What is the one chore cat owners never want to do?  That’s right—the litter box!

The odors that lurk in that box make it hard to stay near to get the job done sometimes. However there may be another unpleasant element in the litter box that we are not always aware of. Worms.

There are many different kinds of parasites but most often the kind you would find in your kitty’s feces is called Toxocara cati, which is a roundworm or Toxoplasma gondii, a protozoan. Not every cat has worms but it is important to know the signs so that you can recognize them in case any concerns arise.

Some common signs your cat may have worms include weight loss and an insatiable appetite, vomiting and an unusual amount of attention being paid to scratching their behind. Other signs may be loose or bloody stool and diarrhea.

The easiest way to see if your cat has worms is to slowly clean out the litter box and pay attention to the way their kitty clumps look. Worms are most often white color and have the diameter of a piece of string spaghetti; the length will vary. If you see a worm you should bag the feces (perhaps in a Ziploc baggie) for the vet to examine and make an appointment as soon as possible.

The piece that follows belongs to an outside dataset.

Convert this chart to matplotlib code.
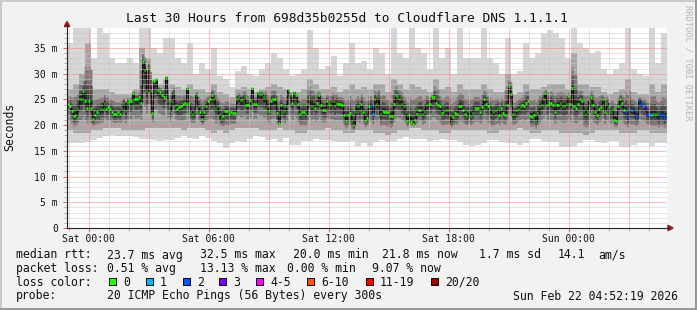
import numpy as np
import matplotlib
matplotlib.use("Agg")
import matplotlib.pyplot as plt
from matplotlib.patches import Rectangle, Polygon
from matplotlib.lines import Line2D

plt.rcParams['font.family'] = ['DejaVu Sans Mono']

W, H = 697, 310
title = "Last 30 Hours from 698d35b0255d to Cloudflare DNS 1.1.1.1"

# time axis in hours relative to Sat 00:00
t_start, t_end = -1.08, 28.92

# median RTT (ms), every ~5 minutes
median_ms = [
    24.1, 23.8, 22.7, 21.8, 22.0, 23.4, 25.0, 25.1, 26.7, 24.7, 23.4, 24.7, 23.3, 21.2, 22.0, 22.5, 22.4, 23.1, 23.1, 24.4,
    23.1, 23.5, 23.1, 22.6, 22.1, 22.1, 22.5, 22.1, 23.3, 24.4, 22.7, 24.4, 24.6, 24.7, 26.3, 25.0, 25.1, 25.5, 24.4, 32.4,
    30.7, 26.7, 31.2, 26.7, 22.4, 28.5, 29.0, 26.9, 26.4, 25.9, 25.5, 29.3, 24.7, 22.7, 24.7,
    26.3, 23.9, 23.1, 23.5, 23.7, 24.2, 24.3, 27.2, 24.3, 22.5, 22.1, 22.5, 25.9, 23.7, 22.5, 21.1, 22.5, 23.8, 24.6, 25.0,
    25.8, 25.1, 23.3, 23.7, 22.1, 21.3, 21.8, 22.8, 22.7, 22.2, 22.5, 22.4, 22.4, 25.1, 25.5, 24.8, 24.8, 25.5, 23.9, 23.9,
    24.8, 27.3, 24.2, 24.2, 26.5, 26.0, 26.1, 25.5, 25.5, 23.7, 22.7, 24.7,
    25.0, 25.0, 22.4, 20.5, 23.9, 22.6, 22.7, 23.8, 26.8, 25.9, 24.3, 26.5, 25.8, 24.1, 22.1, 22.5, 22.6, 22.2, 24.2, 25.4,
    23.8, 24.7, 23.4, 24.4, 25.8, 23.9, 23.0, 23.0, 24.6, 24.1, 23.9, 24.6, 23.8, 24.3, 24.2, 24.1, 23.9, 22.0, 20.9, 22.0,
    22.4, 20.7, 20.0, 22.6, 23.7, 22.7, 24.2, 22.5, 20.8, 21.4, 23.7, 23.8, 22.2, 25.1,
    24.2, 25.4, 22.1, 22.7, 22.6, 22.6, 22.6, 21.8, 21.7, 24.2, 25.8, 25.4, 25.0, 24.2, 23.7, 22.6, 20.8, 22.0, 20.7, 20.3,
    21.0, 22.2, 23.0, 23.0, 22.1, 22.6, 23.9, 24.1, 24.2, 25.4, 25.5, 24.4, 23.9, 23.7, 22.4, 22.6, 22.9, 22.9, 22.0, 20.7,
    21.6, 22.4, 22.1, 23.7, 23.7, 23.0, 22.2, 21.7, 22.7, 21.8, 22.4,
    23.4, 23.4, 23.4, 22.5, 23.5, 25.1, 24.2, 23.7, 23.1, 22.0, 22.5, 22.9, 23.4, 22.0, 23.4, 22.4, 22.0, 23.9, 27.6, 26.1,
    22.1, 22.1, 22.9, 23.1, 23.5, 23.9, 23.7, 24.4, 24.6, 21.7, 21.6, 22.0, 20.8, 22.4, 23.7, 23.9, 25.1, 26.3, 23.9, 24.3,
    24.4, 23.9, 22.5, 23.9, 23.9, 24.4, 23.8, 23.8, 24.2, 25.6, 24.2, 27.2,
    23.7, 23.4, 24.2, 25.0, 24.7, 22.7, 22.2, 22.6, 24.7, 25.4, 23.9, 22.6, 22.0, 23.1, 23.5, 25.1, 22.5, 24.3, 23.5, 22.5,
    23.1, 21.0, 20.8, 23.7, 25.1, 24.4, 23.0, 22.6, 21.6, 23.1, 23.0, 22.9, 22.1, 21.8, 24.8, 24.2, 23.7, 23.5, 22.2, 22.1,
    22.0, 22.2, 22.2, 22.1, 21.4, 22.2, 22.0, 21.4, 21.7,
]

# lost pings (out of 20) for the few median points that were not green
loss_events = {16: 1, 158: 2, 159: 1, 291: 2, 292: 2, 293: 1, 294: 1, 295: 2, 296: 2, 297: 2, 298: 2,
               299: 2, 300: 1, 301: 3, 302: 3, 303: 1, 304: 1, 308: 2, 309: 2, 310: 2, 311: 2, 312: 2}

# smoke envelopes (ms), 100 bins of 18 minutes
smoke_top = [
    36, 39, 39, 39, 33, 39, 38, 33, 32, 32, 33, 32, 39, 39, 35, 34, 37,
    37, 33, 32, 36, 30, 32, 31, 35, 29.5, 29, 27.5, 30.5, 31.5, 30, 29.5, 31, 32,
    34, 33, 31, 29.5, 30, 31, 38.5, 35, 31, 31.5, 33.5, 29.5, 32, 36, 32, 32.5, 31,
    35, 34, 30, 39, 34, 33, 39, 35, 34, 31, 39, 33, 35, 30, 39, 33, 33,
    33, 39, 33, 32, 30, 37, 30, 30.5, 36, 33, 34, 38, 38.5, 38, 37, 33, 39,
    36, 35, 34, 34.5, 31, 30, 31, 32, 39, 31, 30, 29.5, 39, 32, 38,
]
smoke_hi = [
    27, 28, 30, 36, 27, 27, 27, 26.5, 26, 26, 26, 27, 35, 33, 29, 28, 29,
    28, 27.5, 27, 28, 27, 27, 26.5, 28, 26.5, 26, 25.5, 27, 27.5, 27, 26.5, 27, 27.5,
    28, 27.5, 27, 26.5, 26.5, 27, 29, 28, 27, 27, 27.5, 26.5, 27, 28, 27, 27.5, 27,
    28, 28, 26.5, 29, 28, 27, 28, 27.5, 27, 26.5, 29, 27, 27.5, 26.5, 28, 27, 27,
    27, 28, 27, 26.5, 26.5, 30, 26, 26.5, 28, 27, 27, 27.5, 28, 28, 28, 27, 34,
    28, 28, 27.5, 27.5, 26.5, 26, 26.5, 27, 29, 26.5, 26, 26, 28, 26.5, 28,
]
smoke_lo = [
    19, 18.5, 18.5, 18.5, 19, 19, 19.5, 19.5, 19.5, 19, 19, 19, 19, 19.5, 19.5, 19.5, 19.5,
    19.5, 19.5, 19, 19.5, 19.5, 19.5, 19, 18.5, 19, 18.5, 19, 19.5, 19.5, 19.5, 19.5, 19, 19,
    19, 19.5, 19, 19, 18.5, 18.5, 19, 19, 19, 19.5, 19, 19, 18.5, 18.5, 19, 19, 19,
    18.5, 18.5, 18, 18.5, 19, 19, 19.5, 19.5, 19, 19, 19, 18.5, 18.5, 19, 19, 19, 19,
    19, 19, 18.5, 18.5, 19, 19, 19, 19.5, 19, 18.5, 18.5, 19, 19, 19, 18.5, 18.5, 18.5,
    18.5, 18, 18.5, 19, 19, 19, 19, 18.5, 18.5, 18.5, 19, 19, 18.5, 18.5, 18.5,
]
smoke_bot = [
    16.5, 16.5, 16.5, 16.8, 17.1, 17.5, 17.9, 18.0, 17.9, 17.9, 17.9, 17.7, 17.3, 17.3, 17.1, 17.0, 17.1,
    17.1, 17.5, 17.9, 17.5, 17.3, 17.9, 17.5, 17.0, 16.5, 15.5, 16.5, 17.0, 16.8, 17.4, 17.9, 17.7, 17.1,
    17.4, 16.8, 17.5, 16.1, 16.2, 17.0, 17.0, 17.4, 17.1, 17.1, 16.9, 16.8, 16.8, 16.9, 15.9, 16.5, 15.9,
    16.8, 17.2, 16.8, 16.9, 17.4, 17.6, 17.4, 17.3, 17.4, 17.0, 17.1, 17.4, 17.1, 17.1, 16.8, 16.2, 16.0,
    16.1, 16.5, 17.1, 17.1, 16.8, 16.5, 16.6, 16.2, 16.6, 17.4, 17.4, 17.0, 16.8, 16.8, 15.8, 15.8, 16.0,
    16.5, 17.2, 17.2, 16.8, 16.5, 16.9, 17.0, 15.8, 15.7, 16.2, 16.6, 16.5, 16.0, 16.5, 16.5,
]

ytick_vals = [0, 5, 10, 15, 20, 25, 30, 35]
ytick_labels = ["0", "5 m", "10 m", "15 m", "20 m", "25 m", "30 m", "35 m"]
xtick_hours = [0, 6, 12, 18, 24]
xtick_labels = ["Sat 00:00", "Sat 06:00", "Sat 12:00", "Sat 18:00", "Sun 00:00"]

loss_colors = ["#26ff00", "#00b8ff", "#0059ff", "#7e00ff", "#ff00ff", "#ff5500", "#ff0000", "#a10000"]
loss_labels = ["0", "1", "2", "3", "4-5", "6-10", "11-19", "20/20"]

rtt_stats = ["23.7 ms avg", "32.5 ms max", "20.0 ms min", "21.8 ms now", "1.7 ms sd", "14.1", "am/s"]
loss_stats = ["0.51 % avg", "13.13 % max", "0.00 % min", "9.07 % now"]
probe_text = "20 ICMP Echo Pings (56 Bytes) every 300s"
stamp = "Sun Feb 22 04:52:19 2026"


def loss_color(n):
    if n <= 3:
        return loss_colors[n]
    if n <= 5:
        return loss_colors[4]
    if n <= 10:
        return loss_colors[5]
    if n <= 19:
        return loss_colors[6]
    return loss_colors[7]


def fx(px):
    return px / W


def fy(py):
    return 1 - py / H


fig = plt.figure(figsize=(W / 100, H / 100), dpi=100, facecolor="#f2f2f2")
ax = fig.add_axes([fx(67), 82 / H, 600 / W, 200 / H])
ax.set_facecolor("white")
ymax = 200 / 5.143
ax.set_xlim(t_start, t_end)
ax.set_ylim(0, ymax)

# ---- smoke ----
top = np.array(smoke_top, float)
hi = np.array(smoke_hi, float)
lo = np.array(smoke_lo, float)
bot = np.array(smoke_bot, float)
nb = len(top)
bw = (t_end - t_start) / nb
edges = t_start + bw * np.arange(nb + 1)


def stepfill(a, b, color, z):
    ax.fill_between(edges, np.append(a, a[-1]), np.append(b, b[-1]), step="post",
                    color=color, lw=0, zorder=z)


stepfill(bot, top, "#d6d6d6", 1.0)
stepfill(lo, hi, "#a6a6a6", 1.1)

med = np.array(median_ms, float)
n = len(med)
dt = (t_end - t_start) / n
t_med = t_start + dt * (np.arange(n) + 0.5)
bidx = np.minimum(((t_med - t_start) / bw).astype(int), nb - 1)
up = np.maximum(hi[bidx] - med, 0)
dn = np.maximum(med - lo[bidx], 0)
for f, c, z in [(0.6, "#7a7a7a", 1.2), (0.35, "#4d4d4d", 1.3), (0.15, "#262626", 1.4)]:
    ax.fill_between(t_med, med - f * dn, med + f * up, step="mid", color=c, lw=0, zorder=z)

ax.step(t_med, med, where="mid", color="#111111", lw=0.7, zorder=1.6)

# ---- grid (drawn over the smoke, like rrdtool) ----
for v in range(1, int(ymax) + 1):
    major = v % 5 == 0
    ax.axhline(v, color="#ff8080" if major else "#c8c8c8", lw=0.72,
               ls=(0, (1, 1)), zorder=2.5)
for h in range(-1, 29):
    major = h % 3 == 0
    ax.axvline(h, color="#ff8080" if major else "#c8c8c8", lw=0.72,
               ls=(0, (1, 1)), zorder=2.5)

# ---- median coloured by loss ----
cols = [loss_color(loss_events.get(i, 0)) for i in range(n)]
ax.hlines(med, t_med - 0.42 * dt, t_med + 0.42 * dt, colors=cols, lw=1.9, zorder=3.5)

# ---- ticks ----
for s in ax.spines.values():
    s.set_visible(False)
ax.set_yticks(ytick_vals)
ax.set_yticklabels(ytick_labels)
ax.set_yticks(np.arange(0, ymax, 1), minor=True)
ax.set_xticks(xtick_hours)
ax.set_xticklabels(xtick_labels)
ax.set_xticks(np.arange(-1, 29, 1), minor=True)
ax.tick_params(axis="both", which="major", length=3, width=0.72, color="#e06060",
               labelsize=7.05, labelcolor="#111111")
ax.tick_params(axis="both", which="minor", length=2, width=0.72, color="#b0b0b0")
ax.tick_params(axis="y", which="major", pad=3.5)
ax.tick_params(axis="x", which="major", pad=1.5)

# ---- axis lines and arrows ----
axis_col = "#222222"
arrow_col = "#8e1b1b"
fig.add_artist(Line2D([fx(67), fx(67)], [fy(228), fy(25)], color=axis_col, lw=0.8,
                      transform=fig.transFigure))
fig.add_artist(Line2D([fx(67), fx(669)], [fy(228), fy(228)], color=axis_col, lw=0.8,
                      transform=fig.transFigure))
fig.add_artist(Polygon([(fx(64.3), fy(26.5)), (fx(69.7), fy(26.5)), (fx(67), fy(21.5))],
                       closed=True, color=arrow_col, transform=fig.transFigure))
fig.add_artist(Polygon([(fx(668), fy(225.3)), (fx(668), fy(230.7)), (fx(673), fy(228))],
                       closed=True, color=arrow_col, transform=fig.transFigure))

# ---- frame shading ----
fig.add_artist(Rectangle((0, 1 - 2 / H), 1, 2 / H, color="#cbcbcb", transform=fig.transFigure, lw=0))
fig.add_artist(Rectangle((0, 0), 2 / W, 1, color="#cbcbcb", transform=fig.transFigure, lw=0))
fig.add_artist(Rectangle((0, 0), 1, 2 / H, color="#999999", transform=fig.transFigure, lw=0))
fig.add_artist(Rectangle((1 - 2 / W, 0), 2 / W, 1, color="#999999", transform=fig.transFigure, lw=0))

# ---- texts ----
fig.text(fx(347), fy(19), title, ha="center", va="center", size=9.3, color="#111111")
fig.text(fx(10), fy(127), "Seconds", rotation=90, ha="center", va="center", size=8.3, color="#111111")
fig.text(fx(688), fy(5), "RRDTOOL / TOBI OETIKER", rotation=270, ha="center", va="top",
         size=6.2, color="#b5b5b5")

fs = 8.3
tc = "#111111"
fig.text(fx(16), fy(255), "median rtt:", ha="left", va="center", size=fs, color=tc)
for s, x in zip(rtt_stats, [107, 200, 293, 382, 479, 558, 598]):
    fig.text(fx(x), fy(255), s, ha="left", va="center", size=fs, color=tc)

fig.text(fx(16), fy(268.5), "packet loss:", ha="left", va="center", size=fs, color=tc)
for s, x in zip(loss_stats, [107, 200, 287, 372]):
    fig.text(fx(x), fy(268.5), s, ha="left", va="center", size=fs, color=tc)

fig.text(fx(16), fy(282), "loss color:", ha="left", va="center", size=fs, color=tc)
for c, lab, x in zip(loss_colors, loss_labels, [109, 146, 183, 219, 256, 307, 366, 431]):
    fig.add_artist(Rectangle((fx(x), fy(285)), 7 / W, 7 / H, facecolor=c, edgecolor="black",
                             lw=0.7, transform=fig.transFigure))
    fig.text(fx(x + 14), fy(282), lab, ha="left", va="center", size=fs, color=tc)

fig.text(fx(16), fy(296), "probe:", ha="left", va="center", size=fs, color=tc)
fig.text(fx(107), fy(296), probe_text, ha="left", va="center", size=fs, color=tc)
fig.text(fx(513), fy(296), stamp, ha="left", va="center", size=fs, color=tc)

fig.savefig("out.png", dpi=100, facecolor=fig.get_facecolor())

Another major issue of worms is the transmission to humans. As doctors will tell you, people can get sick from their cats’ worms, but most often our immune system is strong enough to fight it off. However Toxocara can cross through body tissue barriers in our bodies including the uterus and placenta. A fetus does not have the immune system strength to fight off the parasite and can become ill, develop defects or even die. It is strongly recommended that pregnant women stay away from the litter box to prevent toxoplasmosis.

To understand more about preventing transmission, we need to know about the worm’s life cycle. An adult worm has eggs that are so small we cannot see them with the naked eye. The eggs are laid in a cooler place, such as a bodily exit of your cat, and some eggs come out of the cat’s body with its waste. These eggs can get on your hands when you are near the litter box. If you touch your face, the eggs can travel to an entry point on your body and find their way to your intestines where they will feed.

Every time after you touch the litter box, scoop or anything to do with your cat’s feces, always make sure to wash your hands properly with soap. When suds build , it weakens the egg’s wall and briskly rubbing your hands will rupture the egg and instantly kill the “baby” worms. When you rinse your hands you are washing away any egg residue and can walk away clean and healthy!

If you are concerned your kitty may have worms, I would always recommend seeing your vet. Stores do sell OTC worm medication but in my experience, repeated doses do not work nearly as efficiently as single dose prescribed by your veterinarian.